By running dedicated power-aware test cases in the power-aware flow, we were able to catch critical bugs, including these examples:

An isolation signal was misconnected during the power management integration. This would have prevented reset signals from being correctly propagated to the CPU. In non-power-aware simulations, the CPU wrongly resumed execution instead of rebooting. In power-aware-simulations, it crashed due to internal corruption.

After a full power-down, the chip was woken up by a given event. At this point, some particular, retained status registers within the power management controller module containing a switchable power domain should be reset. In a non-power-aware environment, the reset was correctly applied to this register because this power domain was kept ‘on’ and there was no corruption. In a power-aware-environment, this retention register was corrupted and the reset line was forced to ‘X’ during the chip power-down. Since this reset was asserted while the switchable power domain was ‘off’, but released before it was turned ‘on’, the status register was not reset and the retention value was restored at power ‘on’.

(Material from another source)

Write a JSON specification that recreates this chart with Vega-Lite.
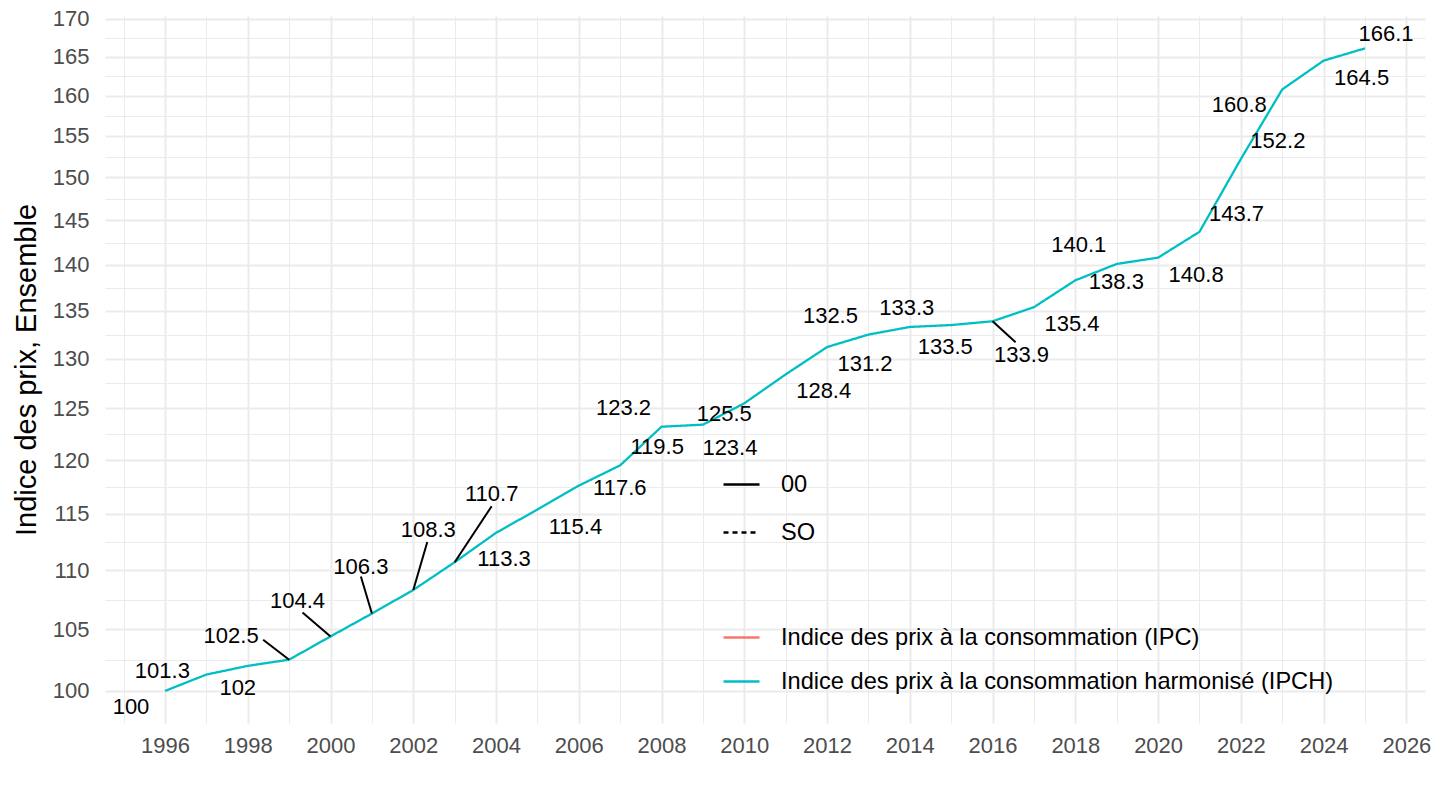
{
  "$schema": "https://vega.github.io/schema/vega-lite/v6.json",
  "width": 1320,
  "height": 707,
  "autosize": {"type": "none"},
  "padding": {"left": 105, "top": 16, "right": 15, "bottom": 87},
  "background": "white",
  "config": {
    "view": {"stroke": null},
    "font": "Liberation Sans",
    "axis": {
      "domain": false,
      "ticks": false,
      "grid": true,
      "gridColor": "#EBEBEB",
      "labelFont": "Liberation Sans",
      "labelFontSize": 22,
      "labelColor": "#4D4D4D",
      "labelOverlap": false,
      "labelFlush": false,
      "titleFont": "Liberation Sans",
      "titleFontWeight": "normal",
      "titleColor": "black"
    },
    "legend": {
      "labelFont": "Liberation Sans",
      "labelFontSize": 23.6,
      "labelColor": "black",
      "padding": 0,
      "symbolType": "stroke",
      "symbolSize": 1296,
      "symbolStrokeWidth": 2.3,
      "labelOffset": 20,
      "labelLimit": 800
    }
  },
  "data": {
    "values": [
      {"year": 1996, "value": 100, "serie": "Indice des prix à la consommation harmonisé (IPCH)", "type": "00"},
      {"year": 1997, "value": 101.3, "serie": "Indice des prix à la consommation harmonisé (IPCH)", "type": "00"},
      {"year": 1998, "value": 102, "serie": "Indice des prix à la consommation harmonisé (IPCH)", "type": "00"},
      {"year": 1999, "value": 102.5, "serie": "Indice des prix à la consommation harmonisé (IPCH)", "type": "00"},
      {"year": 2000, "value": 104.4, "serie": "Indice des prix à la consommation harmonisé (IPCH)", "type": "00"},
      {"year": 2001, "value": 106.3, "serie": "Indice des prix à la consommation harmonisé (IPCH)", "type": "00"},
      {"year": 2002, "value": 108.3, "serie": "Indice des prix à la consommation harmonisé (IPCH)", "type": "00"},
      {"year": 2003, "value": 110.7, "serie": "Indice des prix à la consommation harmonisé (IPCH)", "type": "00"},
      {"year": 2004, "value": 113.3, "serie": "Indice des prix à la consommation harmonisé (IPCH)", "type": "00"},
      {"year": 2005, "value": 115.4, "serie": "Indice des prix à la consommation harmonisé (IPCH)", "type": "00"},
      {"year": 2006, "value": 117.6, "serie": "Indice des prix à la consommation harmonisé (IPCH)", "type": "00"},
      {"year": 2007, "value": 119.5, "serie": "Indice des prix à la consommation harmonisé (IPCH)", "type": "00"},
      {"year": 2008, "value": 123.2, "serie": "Indice des prix à la consommation harmonisé (IPCH)", "type": "00"},
      {"year": 2009, "value": 123.4, "serie": "Indice des prix à la consommation harmonisé (IPCH)", "type": "00"},
      {"year": 2010, "value": 125.5, "serie": "Indice des prix à la consommation harmonisé (IPCH)", "type": "00"},
      {"year": 2011, "value": 128.4, "serie": "Indice des prix à la consommation harmonisé (IPCH)", "type": "00"},
      {"year": 2012, "value": 131.2, "serie": "Indice des prix à la consommation harmonisé (IPCH)", "type": "00"},
      {"year": 2013, "value": 132.5, "serie": "Indice des prix à la consommation harmonisé (IPCH)", "type": "00"},
      {"year": 2014, "value": 133.3, "serie": "Indice des prix à la consommation harmonisé (IPCH)", "type": "00"},
      {"year": 2015, "value": 133.5, "serie": "Indice des prix à la consommation harmonisé (IPCH)", "type": "00"},
      {"year": 2016, "value": 133.9, "serie": "Indice des prix à la consommation harmonisé (IPCH)", "type": "00"},
      {"year": 2017, "value": 135.4, "serie": "Indice des prix à la consommation harmonisé (IPCH)", "type": "00"},
      {"year": 2018, "value": 138.3, "serie": "Indice des prix à la consommation harmonisé (IPCH)", "type": "00"},
      {"year": 2019, "value": 140.1, "serie": "Indice des prix à la consommation harmonisé (IPCH)", "type": "00"},
      {"year": 2020, "value": 140.8, "serie": "Indice des prix à la consommation harmonisé (IPCH)", "type": "00"},
      {"year": 2021, "value": 143.7, "serie": "Indice des prix à la consommation harmonisé (IPCH)", "type": "00"},
      {"year": 2022, "value": 152.2, "serie": "Indice des prix à la consommation harmonisé (IPCH)", "type": "00"},
      {"year": 2023, "value": 160.8, "serie": "Indice des prix à la consommation harmonisé (IPCH)", "type": "00"},
      {"year": 2024, "value": 164.5, "serie": "Indice des prix à la consommation harmonisé (IPCH)", "type": "00"},
      {"year": 2025, "value": 166.1, "serie": "Indice des prix à la consommation harmonisé (IPCH)", "type": "00"}
    ]
  },
  "encoding": {
    "x": {
      "field": "year",
      "type": "quantitative",
      "scale": {"domain": [1994.55, 2026.45], "nice": false, "zero": false},
      "axis": {
        "title": null,
        "values": [1995, 1996, 1997, 1998, 1999, 2000, 2001, 2002, 2003, 2004, 2005, 2006, 2007, 2008, 2009, 2010, 2011, 2012, 2013, 2014, 2015, 2016, 2017, 2018, 2019, 2020, 2021, 2022, 2023, 2024, 2025, 2026],
        "format": "d",
        "labelExpr": "datum.value % 2 == 0 ? datum.label : ''",
        "labelPadding": 12,
        "gridWidth": {"condition": {"test": "datum.value % 2 == 0", "value": 2}, "value": 1}
      }
    },
    "y": {
      "field": "value",
      "type": "quantitative",
      "scale": {"type": "log", "domain": [97.5, 170.4], "nice": false, "zero": false},
      "axis": {
        "title": "Indice des prix, Ensemble",
        "titleFontSize": 29,
        "titlePadding": 11,
        "values": [100, 102.47, 105, 107.47, 110, 112.47, 115, 117.47, 120, 122.47, 125, 127.48, 130, 132.48, 135, 137.48, 140, 142.48, 145, 147.48, 150, 152.48, 155, 157.48, 160, 162.48, 165, 167.48, 170],
        "format": "d",
        "labelExpr": "datum.value % 5 == 0 ? datum.label : ''",
        "labelPadding": 16,
        "gridWidth": {"condition": {"test": "datum.value % 5 == 0", "value": 2}, "value": 1}
      }
    }
  },
  "layer": [
    {
      "mark": {"type": "line", "strokeWidth": 2.3},
      "encoding": {
        "color": {
          "field": "serie",
          "type": "nominal",
          "scale": {
            "domain": ["Indice des prix à la consommation (IPC)", "Indice des prix à la consommation harmonisé (IPCH)"],
            "range": ["#F8766D", "#00BFC4"]
          },
          "legend": {"title": null, "orient": "none", "legendX": 617, "legendY": 602, "rowPadding": 12}
        },
        "strokeDash": {
          "field": "type",
          "type": "nominal",
          "scale": {"domain": ["00", "SO"], "range": [[1, 0], [5, 4]]},
          "legend": {"title": null, "orient": "none", "legendX": 617, "legendY": 449, "rowPadding": 16, "symbolStrokeColor": "black"}
        }
      }
    },
    {
      "layer": [
        {"transform": [{"filter": "datum.year == 1999"}], "mark": {"type": "rule", "color": "black", "strokeWidth": 2, "x2Offset": -26, "y2Offset": -20}},
        {"transform": [{"filter": "datum.year == 2000"}], "mark": {"type": "rule", "color": "black", "strokeWidth": 2, "x2Offset": -28, "y2Offset": -24}},
        {"transform": [{"filter": "datum.year == 2001"}], "mark": {"type": "rule", "color": "black", "strokeWidth": 2, "x2Offset": -11, "y2Offset": -37}},
        {"transform": [{"filter": "datum.year == 2002"}], "mark": {"type": "rule", "color": "black", "strokeWidth": 2, "x2Offset": 14, "y2Offset": -48}},
        {"transform": [{"filter": "datum.year == 2003"}], "mark": {"type": "rule", "color": "black", "strokeWidth": 2, "x2Offset": 37, "y2Offset": -56}},
        {"transform": [{"filter": "datum.year == 2016"}], "mark": {"type": "rule", "color": "black", "strokeWidth": 2, "x2Offset": 23, "y2Offset": 21}}
      ],
      "encoding": {
        "x2": {"field": "year"},
        "y2": {"field": "value"}
      }
    },
    {
      "encoding": {"text": {"field": "value", "type": "nominal"}},
      "layer": [
        {"transform": [{"filter": {"field": "year", "oneOf": [2005, 2011, 2012, 2017, 2020, 2024]}}], "mark": {"type": "text", "fontSize": 22, "color": "black", "dx": 38, "dy": 17}},
        {"transform": [{"filter": {"field": "year", "oneOf": [2006, 2018]}}], "mark": {"type": "text", "fontSize": 22, "color": "black", "dx": 41, "dy": 2}},
        {"transform": [{"filter": {"field": "year", "oneOf": [2007, 2021, 2022]}}], "mark": {"type": "text", "fontSize": 22, "color": "black", "dx": 37, "dy": -18}},
        {"transform": [{"filter": {"field": "year", "oneOf": [2008, 2013, 2019]}}], "mark": {"type": "text", "fontSize": 22, "color": "black", "dx": -38, "dy": -19}},
        {"transform": [{"filter": "datum.year == 1996"}], "mark": {"type": "text", "fontSize": 22, "color": "black", "dx": -34, "dy": 16}},
        {"transform": [{"filter": "datum.year == 1997"}], "mark": {"type": "text", "fontSize": 22, "color": "black", "dx": -44, "dy": -4}},
        {"transform": [{"filter": "datum.year == 1998"}], "mark": {"type": "text", "fontSize": 22, "color": "black", "dx": -10, "dy": 22}},
        {"transform": [{"filter": "datum.year == 1999"}], "mark": {"type": "text", "fontSize": 22, "color": "black", "dx": -58, "dy": -24}},
        {"transform": [{"filter": "datum.year == 2000"}], "mark": {"type": "text", "fontSize": 22, "color": "black", "dx": -33, "dy": -35}},
        {"transform": [{"filter": "datum.year == 2001"}], "mark": {"type": "text", "fontSize": 22, "color": "black", "dx": -11, "dy": -47}},
        {"transform": [{"filter": "datum.year == 2002"}], "mark": {"type": "text", "fontSize": 22, "color": "black", "dx": 15, "dy": -60}},
        {"transform": [{"filter": "datum.year == 2003"}], "mark": {"type": "text", "fontSize": 22, "color": "black", "dx": 37, "dy": -68}},
        {"transform": [{"filter": "datum.year == 2004"}], "mark": {"type": "text", "fontSize": 22, "color": "black", "dx": 8, "dy": 26}},
        {"transform": [{"filter": "datum.year == 2009"}], "mark": {"type": "text", "fontSize": 22, "color": "black", "dx": 27, "dy": 23}},
        {"transform": [{"filter": "datum.year == 2010"}], "mark": {"type": "text", "fontSize": 22, "color": "black", "dx": -20, "dy": 11}},
        {"transform": [{"filter": "datum.year == 2014"}], "mark": {"type": "text", "fontSize": 22, "color": "black", "dx": -3, "dy": -19}},
        {"transform": [{"filter": "datum.year == 2015"}], "mark": {"type": "text", "fontSize": 22, "color": "black", "dx": -6, "dy": 22}},
        {"transform": [{"filter": "datum.year == 2016"}], "mark": {"type": "text", "fontSize": 22, "color": "black", "dx": 29, "dy": 34}},
        {"transform": [{"filter": "datum.year == 2023"}], "mark": {"type": "text", "fontSize": 22, "color": "black", "dx": -43, "dy": 16}},
        {"transform": [{"filter": "datum.year == 2025"}], "mark": {"type": "text", "fontSize": 22, "color": "black", "dx": 21, "dy": -14}}
      ]
    }
  ]
}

By adding SystemVerilog assertions within the various Verilog retention flip-flop models, we discovered several significant power signal sequencing issues, such as functional clock activity during the isolation and retention phases that is normally forbidden.

Issues and limitations

Modeling limitations

The PCF must represent the exact power management structure of the design. So, it must be written by someone who has a global knowledge of the different techniques implemented, a good understanding of the power controller module, and a general overview of the design, its critical IP and signals. You must also check that the PCF syntax is accurate and correctly understood by the tool.

The non-power-aware behavioral models used for RTL simulations may have to be excluded, as it may be impossible to correctly constrain them. The same goes for models available only in a gate-level environment as the power-aware engine will not interpret these.

Tool issues

The main issues we encountered were during the power-aware, top-level Verilog file generation step (mspa_vopt.v). Indeed, due to tool maturity issues, some HDL syntaxes and more particularly, instances of HDL auto-generated code, were not well understood. Therefore, some sequential elements were ignored and not corrupted during the power-aware simulation, lowering our confidence in the chip verification.

The future

Given the ever-increasing prevalence of power management in ASIC designs, the power-aware simulation strategy described in this article should yield direct benefits for a wide range of verification engineers.

We also identified several enhancements related to corruption, syntax analysis and latch modeling that are being implemented in the upcoming versions of the Questa tool.